The implementation of the ETL using SFTP is fairly straightforward, but there is some added overhead in the maintenance of the SFTP server itself. The access for users performing Put and Get requests needs to be established such that no user can read/change data beyond what is appropriate. In addition file sizes should be monitored to make sure disk space doesn’t fill up, and that ETL data are backed up in a separate location should the SFTP server fail at any time.

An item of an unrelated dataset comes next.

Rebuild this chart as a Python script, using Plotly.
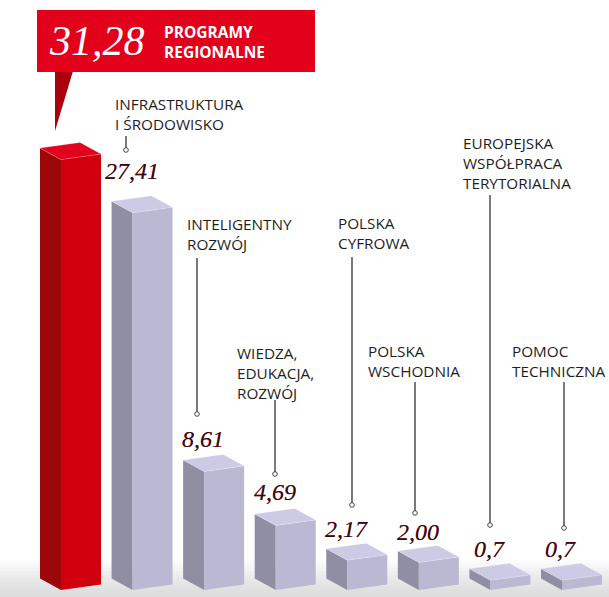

Qualities of Reliable Third-Party ETLs

An important consideration of third-party ETLs is that they are communicating with a system that we have no control over. Situations can and will occur when your scheduled ETL fails because it attempts to access a system that is down or has been modified. Here are a few examples of instrumentation that has helped us maintain reliable ETLs:

  • Exception handling: we make sure that the system properly publishes exceptions if a request makes a bad request, or if the ETL cannot properly convert a response into the normalized format (e.g. because of a missing or null value).
  • Retrying requests: given inconsistencies in network connections, request queueing and other factors, it’s possible that a request sent does not get the proper response, but the third party service is running fine. In these cases, implementing a standard retry functionality will make sure that ETLs will succeed through these issues.
  • Data quality checks: sometimes the third party will return a successful response, but will return no data or incorrect data. Having checks on the output or in downstream data quality checks for recent data can help catch these incidents.
  • Well-structured and maintainable code: it’s common during the lifetime of a third-party ETL that it will have to be updated, either because of a version update in the API, or because of a change in web UI for a web-scraping ETL. Keeping the code readable and maintainable will minimize the time needed to update them.
  • Real-time monitoring and reporting: as is true for any live system, it is necessary to create instrumentation that will check the status of scheduled ETLs. At the minimum, monitoring should check that ETLs run on schedule and execute successfully. Should the ETL fail for any reason, the system will notify on-call engineers that a production level failure has occurred.